Adapun, tim nasyid yang baru muncul ataupun yang masih ada, kualitasnya menurun. Kemampuan mereka tidak seperti tim-tim nasyid yang meraih kejayaan pada era 90-an, bahkan untuk lima tahun lalu, kemampuan mereka pun, nilai Agus, tidak sepadan.

Apresiasi masyarakat yang sedikit juga menjadi faktor redupnya industri seni ini. Masyarakat pecinta nasyid tidak seperti 10 atau 5 tahun yang lalu. "Mereka banyak yang teralihkan ke jenis-jenis musik lain, seperti pop, Korea" ungkap Agus. 

Laki-laki yang sejak 6 tahun lalu keluar dari grup nasyid Snada ini menjelaskan, seharusnya, tim nasyid meraih kejayaan kembali pada era ini. Menurutnya, hal tersebut merujuk pada pola yang terjadi pada sepuluh tahun belakangan.

Pada tahun 2000, nasyid meningkat, kemudian menurun pada tahun 2005. Sayangnya, hingga sekarang tak juga muncul tim dengan kualitas selevel tim nasyid dahulu, meski banyak tim nasyid yang baru terbentuk.

Ia juga menjelaskan, masyarakat masih menganggap nasyid sebagai musik yang eksklusif. Musik yang berkiblat ke timur tengah. Musik yang hanya bisa didengarkan di Ramadhan. Hal ini yang mengakibatkan pecinta nasyid tidak bisa leluasa mendengarkan nasyid. 

Agus pun mengaku, berupaya untuk memunculkan kembali seni musik ini. Salah satunya adalah berkoordinasi untuk distribusi produknya sehingga penyebarannya luas. ANN juga menerima para musisi berkonsultasi mengenai hal yang berkaitan dengan manajemen, penampilan dan kemampuan bermusik. 

Secara eksternal, ANN juga bertugas untuk berhubungan dengan "Label Record". Bagian ini juga yang menjadi kesulitan tersendiri. Pasalnya, sekarang kebanyak dari "Label Record" tidak bisa menerima musik nasyid.  

"Label Record menganggap zaman untuk musik nasyid sudah selesai. Meskipun, kita sudah coba tetapi levelnya masih di lokal tetapi untuk nasional sangat sulit. Hal ini disebabkan dukungan lembaga pemerintah dan sponsor yang sulit didapatkan" ungkap Agus, Kamis (25/7).

Agus juga mengungkapkan, kesempatan musik nasyid yang mulai menghilang juga disebabkan oleh musik-musik pop yang berganti baju di bulan Ramadhan. Musik pop berganti baju menjadi musik religi yang hanya ada di bulan Ramadhan.
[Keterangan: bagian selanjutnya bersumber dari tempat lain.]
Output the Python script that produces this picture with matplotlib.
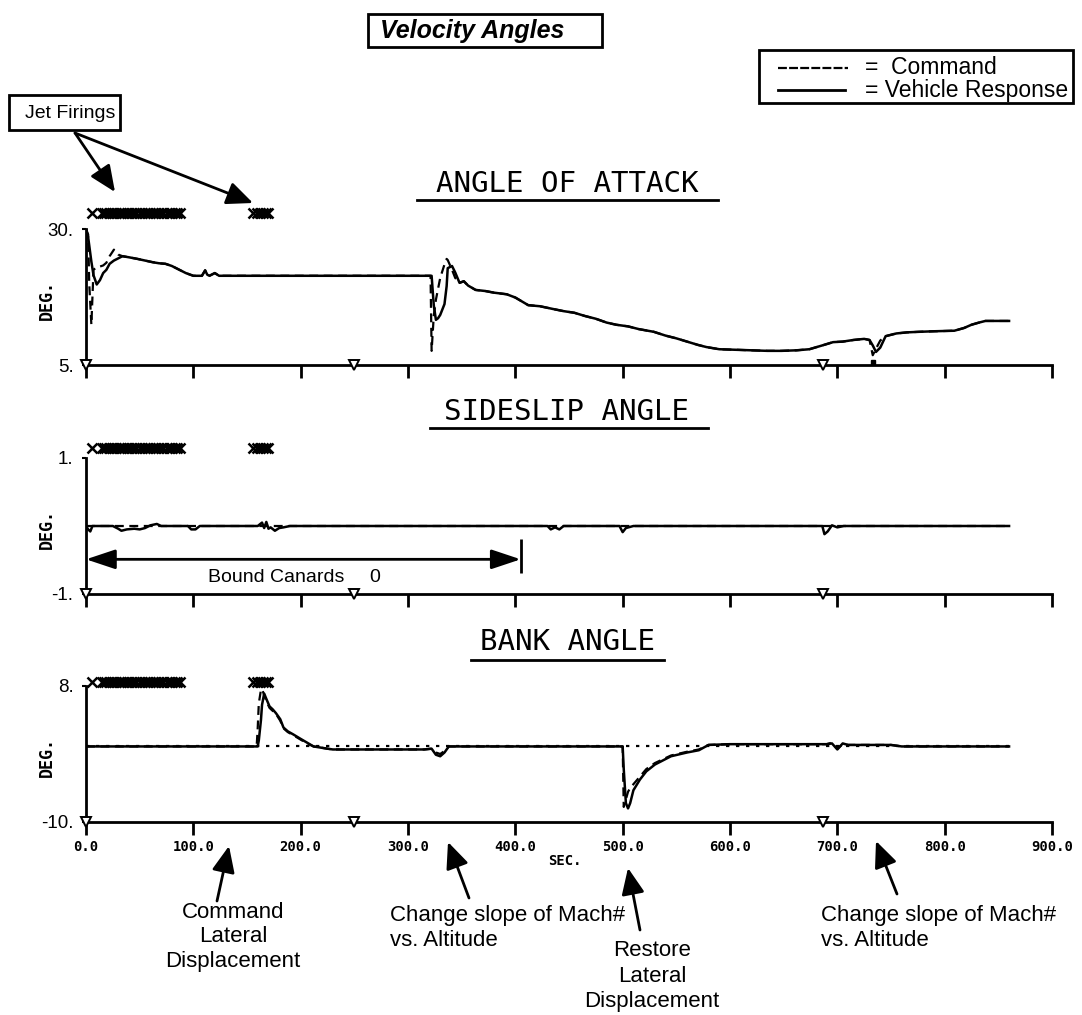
import matplotlib.pyplot as plt
from matplotlib.patches import Rectangle, FancyArrowPatch
from matplotlib.lines import Line2D

# --- data (time in sec) ---
sec_ticks = [0, 100, 200, 300, 400, 500, 600, 700, 800, 900]
sec_labels = ["0.0", "100.0", "200.0", "300.0", "400.0", "500.0", "600.0", "700.0", "800.0", "900.0"]

jet_times = [5.5, 15, 17, 19, 21, 24, 26, 28, 31, 33, 35, 38, 40, 42, 45, 47, 50, 52, 55,
             57, 60, 62, 65, 67, 70, 72, 75, 78, 80, 83, 85, 88,
             156, 159, 162, 165, 168, 170]
marker_times = [0, 250, 687]

aoa_time = [0, 2, 3, 5, 7, 10, 13, 16, 19, 22,
            26, 30, 34, 40, 48, 55, 62, 68, 74, 80,
            87, 93, 100, 108, 111, 113, 115, 120, 124, 200,
            321, 322, 324, 326, 328, 330, 334, 336, 337, 341,
            344, 348, 352, 356, 363, 372, 380, 392, 400, 412,
            423, 435, 445, 455, 465, 475, 485, 494, 505, 515,
            529, 540, 550, 560, 570, 578, 590, 605, 620, 635,
            648, 662, 674, 686, 696, 705, 715, 725, 730, 733,
            736, 740, 745, 755, 765, 776, 790, 809, 818, 825,
            832, 838, 860]
aoa_response = [30, 28.5, 27, 24, 21.5, 19.8, 20.6, 21.9, 22.5, 23.6,
                24.2, 24.6, 25.0, 24.8, 24.5, 24.2, 23.9, 23.7, 23.6, 23.2,
                22.5, 21.9, 21.4, 21.4, 22.4, 21.6, 21.4, 21.9, 21.4, 21.4,
                21.4, 21.4, 16.0, 13.3, 13.6, 14.2, 16.2, 19.5, 22.8, 23.2,
                22.0, 20.1, 20.4, 19.6, 18.8, 18.6, 18.3, 18.0, 17.4, 16.0,
                15.8, 15.3, 14.9, 14.6, 14.0, 13.5, 12.8, 12.4, 12.1, 11.6,
                11.1, 10.4, 9.9, 9.3, 8.7, 8.3, 7.9, 7.8, 7.7, 7.6,
                7.6, 7.7, 7.9, 8.6, 9.2, 9.3, 9.6, 9.8, 9.6, 8.6,
                7.4, 8.2, 10.3, 10.8, 11.0, 11.1, 11.2, 11.3, 11.8, 12.4,
                12.8, 13.1, 13.1]
aoa_command = [30, 29, 20, 12.4, 22.5, 23.0, 23.1, 23.3, 23.8, 25.0,
               26.2, 25.3, 25.0, 24.8, 24.5, 24.2, 23.9, 23.7, 23.6, 23.2,
               22.5, 21.9, 21.4, 21.4, 22.4, 21.6, 21.4, 21.9, 21.4, 21.4,
               21.4, 7.6, 14.0, 17.0, 19.0, 21.0, 23.5, 24.5, 24.3, 22.5,
               21.0, 20.1, 20.4, 19.6, 18.8, 18.6, 18.3, 18.0, 17.4, 16.0,
               15.8, 15.3, 14.9, 14.6, 14.0, 13.5, 12.8, 12.4, 12.1, 11.6,
               11.1, 10.4, 9.9, 9.3, 8.7, 8.3, 7.9, 7.8, 7.7, 7.6,
               7.6, 7.7, 7.9, 8.6, 9.2, 9.3, 9.6, 9.8, 9.6, 6.8,
               8.0, 9.5, 10.3, 10.8, 11.0, 11.1, 11.2, 11.3, 11.8, 12.4,
               12.8, 13.1, 13.1]

beta_time = [0, 2, 4, 6, 10, 25, 30, 33, 38, 45,
             50, 55, 60, 66, 70, 74, 80, 95, 98, 102,
             106, 160, 164, 166, 168, 170, 172, 176, 180, 184,
             190, 300, 430, 433, 437, 441, 445, 497, 500, 503,
             510, 520, 686, 688, 691, 695, 700, 706, 860]
beta_response = [0, -0.05, -0.08, 0, 0, 0, -0.04, -0.07, -0.05, -0.04,
                 -0.05, -0.03, 0.01, 0.03, 0, 0, 0, 0, -0.05, -0.05,
                 0, 0, 0.05, -0.03, 0.06, -0.04, -0.02, -0.07, -0.03, -0.02,
                 0, 0, 0, -0.05, -0.02, -0.05, 0, 0, -0.09, -0.03,
                 0, 0, 0, -0.12, -0.08, 0.01, -0.02, 0, 0]
beta_cmd_time = [0, 860]
beta_command = [0, 0]
canard_end = 405

bank_time = [0, 159, 160, 161, 163, 164, 166, 168, 171, 174,
             177, 181, 184, 188, 193, 200, 206, 212, 225, 230,
             315, 322, 326, 330, 334, 338, 500, 501, 503, 505,
             507, 510, 516, 522, 530, 545, 560, 571, 580, 600,
             690, 695, 700, 705, 710, 750, 760, 860]
bank_response = [0, 0, 0, 0.8, 3.5, 5.5, 7.0, 6.3, 5.3, 4.9,
                 4.4, 3.6, 2.5, 2.0, 1.6, 1.0, 0.5, 0.0, -0.3, -0.4,
                 -0.4, -0.3, -1.1, -1.3, -0.8, 0, 0, -3.0, -7.5, -8.2,
                 -7.5, -5.8, -4.4, -3.3, -2.4, -1.3, -0.8, -0.5, 0.2, 0.3,
                 0.3, 0.4, -0.4, 0.4, 0.2, 0.2, 0, 0]
bank_command = [0, 0, 2.5, 5.7, 7.5, 7.6, 6.8, 6.0, 5.1, 4.7,
                4.3, 3.4, 2.4, 1.9, 1.5, 0.9, 0.4, 0.0, -0.3, -0.4,
                -0.4, -0.3, -0.8, -1.0, -0.6, 0, 0, -8.0, -7.0, -6.0,
                -5.5, -5.0, -4.0, -3.0, -2.2, -1.2, -0.7, -0.4, 0.2, 0.3,
                0.3, 0.5, -0.3, 0.3, 0.2, 0.2, 0, 0]
bank_zero_time = [0, 860]
bank_zero = [0, 0]

W, H = 1082, 1015
MONO = "DejaVu Sans Mono"
SANS = "Liberation Sans"


def fx(x):
    return x / W


def fy(y):
    return 1 - y / H


fig = plt.figure(figsize=(W / 100, H / 100), dpi=100)


def panel(top, bottom, ylim, ylabels, jet_y, title, title_y, ul_x0, ul_x1, ul_y):
    ax = fig.add_axes([fx(86), fy(bottom), fx(1052) - fx(86), (bottom - top) / H])
    ax.set_xlim(0, 900)
    ax.set_ylim(*ylim)
    for s in ["top", "right"]:
        ax.spines[s].set_visible(False)
    for s in ["left", "bottom"]:
        ax.spines[s].set_linewidth(2)
    ax.set_xticks(sec_ticks)
    ax.set_xticklabels([])
    ax.tick_params(axis="x", direction="out", length=9, width=2)
    ax.set_yticks(list(ylim))
    ax.set_yticklabels(ylabels, fontfamily=SANS, fontsize=13.5)
    ax.tick_params(axis="y", direction="out", length=3, width=1.5, pad=6)
    ax.plot(jet_times, [jet_y] * len(jet_times), "x", color="k", ms=7, mew=1.8,
            clip_on=False)
    ax.plot(marker_times, [ylim[0]] * len(marker_times), "v", ms=7, mfc="white",
            mec="k", mew=1.4, clip_on=False, zorder=6)
    fig.text(fx(567), fy(title_y), title, ha="center", va="center",
             fontfamily=MONO, fontsize=21)
    fig.add_artist(Line2D([fx(ul_x0), fx(ul_x1)], [fy(ul_y), fy(ul_y)], color="k", lw=2))
    fig.text(fx(47), fy((top + bottom) / 2 + 3), "DEG.", rotation=90, ha="center",
             va="center", fontfamily=MONO, fontweight="bold", fontsize=12)
    return ax


ax1 = panel(229, 365, (5, 30), ["5.", "30."], 32.9, "ANGLE OF ATTACK", 184, 417, 718, 200)
ax1.plot(aoa_time, aoa_command, color="k", lw=1.6, dashes=(4, 2.5))
ax1.plot(aoa_time, aoa_response, color="k", lw=1.8)
ax1.plot([733], [5.5], "s", color="k", ms=3)

ax2 = panel(458, 594, (-1, 1), ["-1.", "1."], 1.15, "SIDESLIP ANGLE", 412, 430, 708, 428)
ax2.plot(beta_cmd_time, beta_command, color="k", lw=1.6, dashes=(4, 2.5))
ax2.plot(beta_time, beta_response, color="k", lw=1.8)
ax2.annotate("", xy=(0, -0.49), xytext=(canard_end, -0.49),
             arrowprops=dict(arrowstyle="<|-|>,head_length=0.9,head_width=0.3",
                             mutation_scale=20, lw=2, color="k", shrinkA=0, shrinkB=0))
ax2.vlines(canard_end, -0.69, -0.19, color="k", lw=2)
ax2.text(177, -0.76, "Bound Canards", ha="center", va="center", fontfamily=SANS, fontsize=14)
ax2.text(269, -0.76, "0", ha="center", va="center", fontfamily=SANS, fontsize=14)

ax3 = panel(686, 822, (-10, 8), ["-10.", "8."], 8.5, "BANK ANGLE", 642, 471, 664, 660)
ax3.plot(bank_zero_time, bank_zero, color="k", lw=1.6, ls=(0, (1.5, 3)))
ax3.plot(bank_time, bank_command, color="k", lw=1.6, dashes=(4, 2.5))
ax3.plot(bank_time, bank_response, color="k", lw=1.8)
ax3.set_xticklabels(sec_labels, fontfamily=MONO, fontweight="bold", fontsize=10)
ax3.tick_params(axis="x", pad=4)
fig.text(fx(565), fy(861), "SEC.", ha="center", va="center", fontfamily=MONO,
         fontweight="bold", fontsize=10)


def box(x0, y0, x1, y1):
    fig.add_artist(Rectangle((fx(x0), fy(y1)), fx(x1) - fx(x0), fy(y0) - fy(y1),
                             transform=fig.transFigure, fc="white", ec="k", lw=2))


def arrow(x0, y0, x1, y1):
    fig.add_artist(FancyArrowPatch((fx(x0), fy(y0)), (fx(x1), fy(y1)),
                                   transform=fig.transFigure,
                                   arrowstyle="-|>,head_length=0.8,head_width=0.35",
                                   mutation_scale=20, lw=2, color="k",
                                   shrinkA=0, shrinkB=0))


# title box
box(368, 14, 602, 47)
fig.text(fx(380), fy(31), "Velocity Angles", ha="left", va="center", fontfamily=SANS,
         fontweight="bold", fontstyle="italic", fontsize=18)

# legend box
box(759, 50, 1073, 103)
fig.add_artist(Line2D([fx(778), fx(848)], [fy(68), fy(68)], color="k", lw=1.6, dashes=(4, 1)))
fig.add_artist(Line2D([fx(778), fx(845)], [fy(90), fy(90)], color="k", lw=2))
fig.text(fx(865), fy(68), "=  Command", ha="left", va="center", fontfamily=SANS, fontsize=16.5)
fig.text(fx(865), fy(90), "= Vehicle Response", ha="left", va="center", fontfamily=SANS,
         fontsize=16.5)

# jet firings callout
box(9, 95, 120, 130)
fig.text(fx(25), fy(113), "Jet Firings", ha="left", va="center", fontfamily=SANS, fontsize=14)
arrow(75, 133, 115, 192)
arrow(75, 133, 253, 203)

# event annotations under the time axis
fig.text(fx(233), fy(937), "Command\nLateral\nDisplacement", ha="center", va="center",
         fontfamily=SANS, fontsize=16, linespacing=1.25)
arrow(217, 901, 229, 846)
fig.text(fx(390), fy(928), "Change slope of Mach#\nvs. Altitude", ha="left", va="center",
         fontfamily=SANS, fontsize=16, linespacing=1.25)
arrow(469, 898, 448, 842)
fig.text(fx(652), fy(976), "Restore\nLateral\nDisplacement", ha="center", va="center",
         fontfamily=SANS, fontsize=16, linespacing=1.25)
arrow(640, 930, 628, 868)
fig.text(fx(821), fy(928), "Change slope of Mach#\nvs. Altitude", ha="left", va="center",
         fontfamily=SANS, fontsize=16, linespacing=1.25)
arrow(897, 894, 876, 841)

fig.savefig("out.png", dpi=100)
Dia berpendapat, masyarakat Indonesia masih "import-minded". Artinya, masyarakat Indonesia masih menganggap yang datang dari luar negeri itu lebih baik dari pada dalam negeri. Contohnya Raihan dan Maher Zain. Hingga sekarang kedua musisi tersebut masih disukai masyarakat Indonesia. 

Masalah para musisi nasyid ini adalah dukungan yang kurang besar serta dukungannya yang kurang ditampakkan. "Nasyid berada di posisi yang dibilang dilematis tetapi masih tetap berjuang" ungkap Agus.